| > creating good interfaces (for people that aren’t developers.) This is the part where people get excited about AI. I personally think they're dead wrong on the process, but strongly empathize with that end goal. Giving people the power to make the interfaces they need is the most enduring solution to this issue. We had attempts like HyperCard or Delphi, or Access forms. We still get Excel forms, Google forms etc. Having tools to incrementaly try stuff without having to ask the IT department is IMHO the best way forward, and we could look at those as prototypes for more robust applications to create from there. Now, if we could find a way to aggregate these ad hoc apps in an OSS way... |
The usual situation is that the business department hires someone with a modicum of talent or interest in tech, who then uses Access to build an application that automates or helps with some aspect of the department's work. They then leave (in a couple of cases these people were just interns) and the IT department is then called in to fix everything when it inevitably goes wrong. We're faced with a bunch of beginner spaghetti code [0], utterly terrible schema, no documentation, no spec, no structure, and tasked with fixing it urgently.

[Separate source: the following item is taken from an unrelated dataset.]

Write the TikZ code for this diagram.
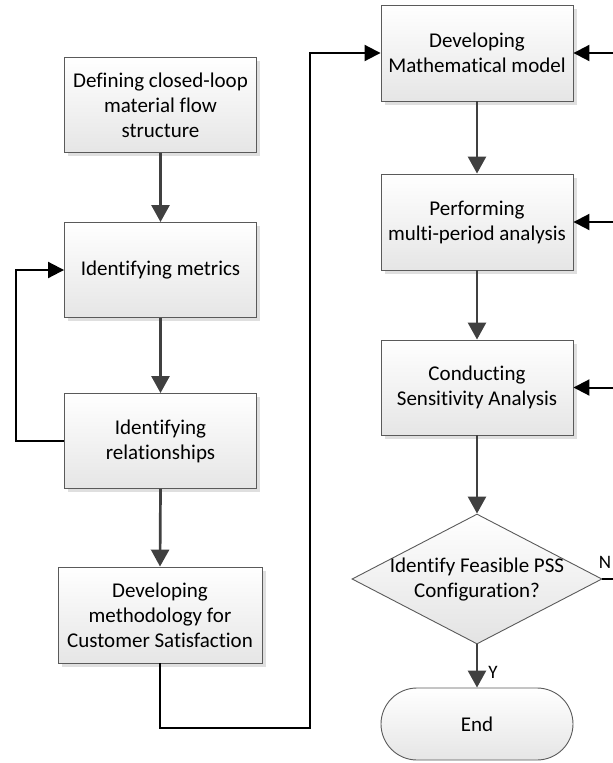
\documentclass[tikz,border=0pt]{standalone}
\usepackage{fontspec}
\setmainfont[Ligatures=NoCommon]{Carlito}
\usetikzlibrary{arrows.meta,shapes.geometric,shapes.misc,shadows}
\definecolor{bord}{HTML}{5A5A5A}
\definecolor{garrow}{HTML}{404040}
\begin{document}
\begin{tikzpicture}[x=1pt,y=-1pt,
  every node/.style={font=\fontsize{21}{25}\selectfont, align=center, inner sep=0pt},
  procbox/.style={rectangle, draw=bord, line width=0.9pt, top color=white, bottom color=gray!20,
    minimum width=192pt, minimum height=95pt,
    drop shadow={shadow xshift=3.5pt, shadow yshift=-3.5pt, fill=gray!25, opacity=1}},
  decbox/.style={diamond, draw=bord, line width=0.9pt, top color=white, bottom color=gray!22,
    minimum width=250pt, minimum height=130pt},
  termbox/.style={rounded rectangle, draw=bord, line width=0.9pt, top color=white, bottom color=gray!20,
    minimum width=192pt, minimum height=72pt},
  flow/.style={draw=garrow, line width=2.7pt, -{Triangle[length=17pt,width=18pt]}},
  loopline/.style={draw=black, line width=2pt, -{Triangle[length=16pt,width=16pt]}},
  plainline/.style={draw=black, line width=2pt},
  lbl/.style={font=\fontsize{19}{20}\selectfont}
]
\useasboundingbox (0,0) rectangle (613,763);
\clip (0,0) rectangle (613,763);

% left column
\node[procbox] (b1) at (160.5,105) {Defining closed-loop\\material flow\\structure};
\node[procbox] (b2) at (160.5,270) {Identifying metrics};
\node[procbox] (b3) at (160.5,441) {Identifying\\relationships};
\node[procbox, minimum width=204pt, minimum height=96pt] (b4) at (160,615) {Developing\\methodology for\\Customer Satisfaction};

% right column
\node[procbox, minimum height=96pt] (m1) at (477,53) {Developing\\Mathematical model};
\node[procbox, minimum height=96pt] (m2) at (477,222) {Performing\\multi-period analysis};
\node[procbox] (m3) at (477,387.5) {Conducting\\Sensitivity Analysis};
\node[decbox] (dia) at (477,579) {};
\node (diatext) at (477,580) {Identify Feasible PSS\\Configuration?};
\node[termbox] (endn) at (477,724) {End};

% coordinates
\coordinate (lx) at (16,441);
\coordinate (bx) at (160,728);
\coordinate (mx) at (310,728);
\coordinate (rx) at (625,579);

% flow arrows
\draw[flow] (b1.south) -- (b2.north);
\draw[flow] (b2.south) -- (b3.north);
\draw[flow] (b3.south) -- (b4.north);
\draw[flow] (m1.south) -- (m2.north);
\draw[flow] (m2.south) -- (m3.north);
\draw[flow] (m3.south) -- (dia.north);
\draw[flow] (dia.south) -- (endn.north);
\node[lbl] (ylab) at (493,672) {Y};

% feedback loops
\draw[loopline] (b3.west) -- (lx) |- (b2.west);
\draw[loopline] (b4.south) -- (bx) -- (mx) |- (m1.west);

% N loop on the right
\draw[plainline] (dia.east) -- (rx) -- (rx |- m1.east);
\draw[loopline] (rx |- m1.east) -- (m1.east);
\draw[loopline] (rx |- m2.east) -- (m2.east);
\draw[loopline] (rx |- m3.east) -- (m3.east);
\node[lbl] (nlab) at (605,562) {N};
\end{tikzpicture}
\end{document}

This monster is now business-critical because in the three months it's been running the rest of the department has forgotten how to do the process the old way, and that process is time-critical.
Spinning up a proper project to replace this application isn't feasible in the short term, because there are processes around creating software in the organisation, for very good reasons learned painfully from old mistakes, and there just isn't time to go through that. We have to fix what we can and get it working immediately. And, of course, these fixes cause havoc with the project planning of all our other projects because they're unpredictable, urgent, and high priority. This delays all the other projects and helps to give IT a reputation as taking too long and not delivering on our promised schedules.
So yeah, what appears to be the best solution from a non-IT perspective is a long, long way from the best solution from an IT perspective.
[0] and other messes; in one case the code refused to work unless a field in the application had the author's name in it, for no other reason than vanity, and they'd obfuscated the code that checked for that. Took me a couple of hours to work out wtf they'd done and pull it all out.